问题
I am looking for a data structure which keeps the top n elements, similar to this question, but with the added requirement of maintaining sort order. Obviously I could just sort at the end but there might be a more efficient way to do it on the fly. There will only be insertions, never removals, and then an iteration through the top n elements at the end.
This question is language agnostic but it will be in C# so an answer that uses native .NET collections is preferable.
EDIT: I should clarify that the sort order only matters at the very end when the top n elements are iterated over. Along the way as there are insertions the sort order is irrelevant as long as the top n elements are retained.
回答1:
If you really need to keep them sorted all the time, you have to use a self-balanced binary search tree. But take into account that this (keeping the elements sorted) is not an optimization, but a luxury that has a cost.
A self-balanced binary search tree is slower than an implicit heap by a constant factor.
How do you want to access the sorted elements? If you just want to iterate through the sorted sequence, a normal self-balanced binary search tree will be enough.
If you want to access any element by position in the sorted sequence at any time (another luxury...) then you need to augment the tree. Basically, every node would have an additional field counting the number of nodes in its subtree, including itself.
回答2:
You'll have to give us a clue on the order of n and the number of items to be inserted.
I would think the sort order is relevant, how else will you know which elements are part of the top n? Just because you only want the top n at the end of all insertions may be creating a bias for / against structures or algorithms.
Why keep any of the items that aren't in the top n? You could use a sorted set (thinking of Python's deque) of size n+1. When adding, iterate through the list and insert the new item in the correct location in the set. When the set gets to size (n+1), each insert is followed by delete of the last item. This way you always have the top n items without growing the data structure with items that will never be retrieved.

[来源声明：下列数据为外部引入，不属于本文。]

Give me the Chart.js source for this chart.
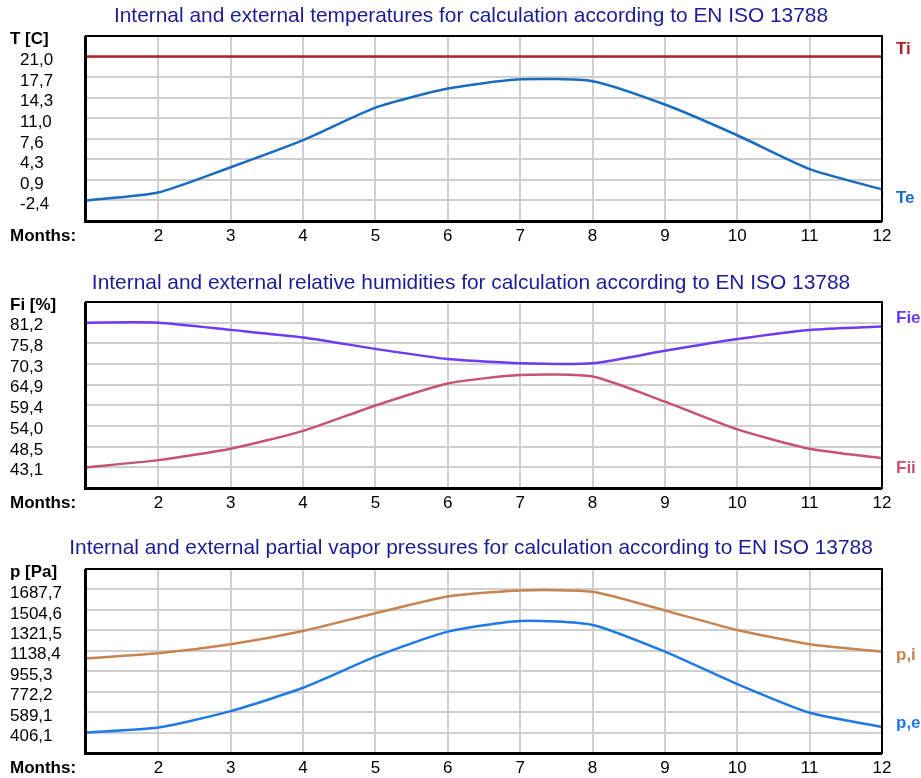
<!DOCTYPE html>
<html>
<head>
<meta charset="utf-8">
<script src="https://cdn.jsdelivr.net/npm/chart.js@4"></script>
<style>
  body { margin: 0; background: #ffffff; }
  .wrap { position: absolute; left: 0; width: 921px; }
  canvas { display: block; }
</style>
</head>
<body>
<div class="wrap" style="top:0px"><canvas id="tempChart" width="921" height="255"></canvas></div>
<div class="wrap" style="top:255px"><canvas id="humChart" width="921" height="265"></canvas></div>
<div class="wrap" style="top:520px"><canvas id="presChart" width="921" height="258"></canvas></div>
<script>
const months = [1, 2, 3, 4, 5, 6, 7, 8, 9, 10, 11, 12];

// temperatures
const tempTicks = [-2.4, 0.9, 4.3, 7.6, 11.0, 14.3, 17.7, 21.0];
const tempTi = [21.0, 21.0, 21.0, 21.0, 21.0, 21.0, 21.0, 21.0, 21.0, 21.0, 21.0, 21.0];
const tempTe = [-2.4, -1.1, 3.0, 7.4, 12.7, 15.8, 17.3, 17.0, 13.2, 8.2, 2.7, -0.6];

// relative humidities
const humTicks = [43.1, 48.5, 54.0, 59.4, 64.9, 70.3, 75.8, 81.2];
const humFie = [81.2, 81.2, 79.3, 77.3, 74.3, 71.6, 70.5, 70.5, 73.8, 76.9, 79.3, 80.2];
const humFii = [43.1, 45.0, 48.0, 52.7, 59.4, 65.2, 67.4, 67.0, 60.4, 53.1, 48.0, 45.5];

// partial vapor pressures
const presTicks = [406.1, 589.1, 772.2, 955.3, 1138.4, 1321.5, 1504.6, 1687.7];
const presPi = [1071, 1116, 1197, 1316, 1475, 1625, 1679, 1667, 1499, 1325, 1197, 1131];
const presPe = [406, 451, 598, 807, 1086, 1310, 1406, 1370, 1131, 840, 583, 457];

const FONT = "'Liberation Sans', Arial, sans-serif";

// draws the frame, the title and the text round the plot
const decorPlugin = {
    id: 'decor',
    afterDraw(chart, args, opts) {
        const ctx = chart.ctx;
        const area = chart.chartArea;
        const y = chart.scales.y;
        ctx.save();

        // sunken frame
        ctx.strokeStyle = '#000000';
        ctx.lineWidth = 2;
        ctx.strokeRect(area.left, area.top, area.right - area.left, area.bottom - area.top);
        ctx.lineWidth = 3;
        ctx.beginPath();
        ctx.moveTo(area.left - 0.5, area.top);
        ctx.lineTo(area.left - 0.5, area.bottom + 0.5);
        ctx.lineTo(area.right, area.bottom + 0.5);
        ctx.stroke();

        ctx.textBaseline = 'middle';
        ctx.fillStyle = '#1c1c96';
        ctx.textAlign = 'center';
        ctx.font = '20.9px ' + FONT;
        ctx.fillText(opts.title, 471, opts.titleY);

        ctx.fillStyle = '#000000';
        ctx.textAlign = 'left';
        ctx.font = 'bold 17px ' + FONT;
        ctx.fillText(opts.yTitle, 10, opts.yTitleY);
        ctx.fillText('Months:', 10, opts.monthsY);

        opts.labels.forEach(function(lab) {
            const data = chart.data.datasets[lab.dataset].data;
            ctx.fillStyle = lab.color;
            ctx.fillText(lab.text, 896, y.getPixelForValue(data[data.length - 1]) + lab.dy);
        });
        ctx.restore();
    }
};

function fmt(v) {
    return v.toFixed(1).replace('.', ',');
}

function makeChart(id, cfg) {
    const ticks = cfg.ticks;
    const step = (ticks[ticks.length - 1] - ticks[0]) / (ticks.length - 1);
    const canvas = document.getElementById(id);

    return new Chart(canvas.getContext('2d'), {
        type: 'line',
        data: {
            labels: months,
            datasets: cfg.series.map(function(s) {
                return {
                    label: s.name,
                    data: s.data,
                    borderColor: s.color,
                    borderWidth: 2.5,
                    pointRadius: 0,
                    fill: false,
                    tension: 0.2
                };
            })
        },
        options: {
            responsive: false,
            animation: false,
            layout: {
                padding: { left: cfg.padLeft, right: 39, top: cfg.plotTop, bottom: 0 }
            },
            plugins: {
                legend: { display: false },
                title: { display: false },
                tooltip: { enabled: false },
                decor: {
                    title: cfg.title,
                    titleY: cfg.titleY,
                    yTitle: cfg.yTitle,
                    yTitleY: cfg.yTitleY,
                    monthsY: cfg.plotBottom + 15,
                    labels: cfg.labels
                }
            },
            scales: {
                x: {
                    type: 'category',
                    offset: false,
                    grid: { color: '#cfcfcf', lineWidth: 2, drawTicks: false },
                    border: { display: false },
                    ticks: {
                        color: '#000000',
                        font: { family: FONT, size: 17 },
                        padding: 5,
                        maxRotation: 0,
                        autoSkip: false,
                        callback: function(value, index) {
                            return index === 0 ? '' : months[index];
                        }
                    },
                    afterFit: function(scale) {
                        scale.height = canvas.height - cfg.plotBottom;
                    }
                },
                y: {
                    min: ticks[0] - step,
                    max: ticks[ticks.length - 1] + step,
                    grid: { color: '#cfcfcf', lineWidth: 2, drawTicks: false },
                    border: { display: false },
                    afterBuildTicks: function(scale) {
                        scale.ticks = ticks.map(function(v) { return { value: v }; });
                    },
                    ticks: {
                        color: '#000000',
                        font: { family: FONT, size: 17 },
                        crossAlign: 'far',
                        labelOffset: cfg.labelOffset,
                        callback: function(value) {
                            return fmt(value);
                        }
                    },
                    afterFit: function(scale) {
                        scale.width = 86 - cfg.padLeft;
                    }
                }
            }
        },
        plugins: [decorPlugin]
    });
}

makeChart('tempChart', {
    title: 'Internal and external temperatures for calculation according to EN ISO 13788',
    titleY: 16,
    yTitle: 'T [C]',
    yTitleY: 39,
    plotTop: 36,
    plotBottom: 221,
    padLeft: 20,
    labelOffset: 4,
    ticks: tempTicks,
    series: [
        { name: 'Ti', data: tempTi, color: '#ad2222' },
        { name: 'Te', data: tempTe, color: '#1a6cc0' }
    ],
    labels: [
        { text: 'Ti', dataset: 0, color: '#ad2222', dy: -7 },
        { text: 'Te', dataset: 1, color: '#1a6cc0', dy: 9 }
    ]
});

makeChart('humChart', {
    title: 'Internal and external relative humidities for calculation according to EN ISO 13788',
    titleY: 28,
    yTitle: 'Fi [%]',
    yTitleY: 50,
    plotTop: 47,
    plotBottom: 233,
    padLeft: 10,
    labelOffset: 3,
    ticks: humTicks,
    series: [
        { name: 'Fie', data: humFie, color: '#6a3cf5' },
        { name: 'Fii', data: humFii, color: '#c65470' }
    ],
    labels: [
        { text: 'Fie', dataset: 0, color: '#6a3cf5', dy: -8 },
        { text: 'Fii', dataset: 1, color: '#c65470', dy: 10 }
    ]
});

makeChart('presChart', {
    title: 'Internal and external partial vapor pressures for calculation according to EN ISO 13788',
    titleY: 28,
    yTitle: 'p [Pa]',
    yTitleY: 52,
    plotTop: 49,
    plotBottom: 233,
    padLeft: 10,
    labelOffset: 4,
    ticks: presTicks,
    series: [
        { name: 'p,i', data: presPi, color: '#c8844f' },
        { name: 'p,e', data: presPe, color: '#1f7ae8' }
    ],
    labels: [
        { text: 'p,i', dataset: 0, color: '#c8844f', dy: 4 },
        { text: 'p,e', dataset: 1, color: '#1f7ae8', dy: -4 }
    ]
});
</script>
</body>
</html>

In addition, if you keep the value of the bottom element (the last of n, call it b) then you can use that to skip the insert altogether. This limits the number of comparisons to O(1) when new item x is larger than b.
回答3:
This answer is similar to Kelly's but has a tested code example. Since the size of N is small < 100, I used a simple insertion sort, modified with a binary search lookup if the number of items is above some (non-optimized) value (e.g. 20 items). I have included a sample console app (C#) to show its use. I tested it briefly to make sure it works, but I didn't do a full analysis of it at the moment. This structure is optimized for reducing memory usage.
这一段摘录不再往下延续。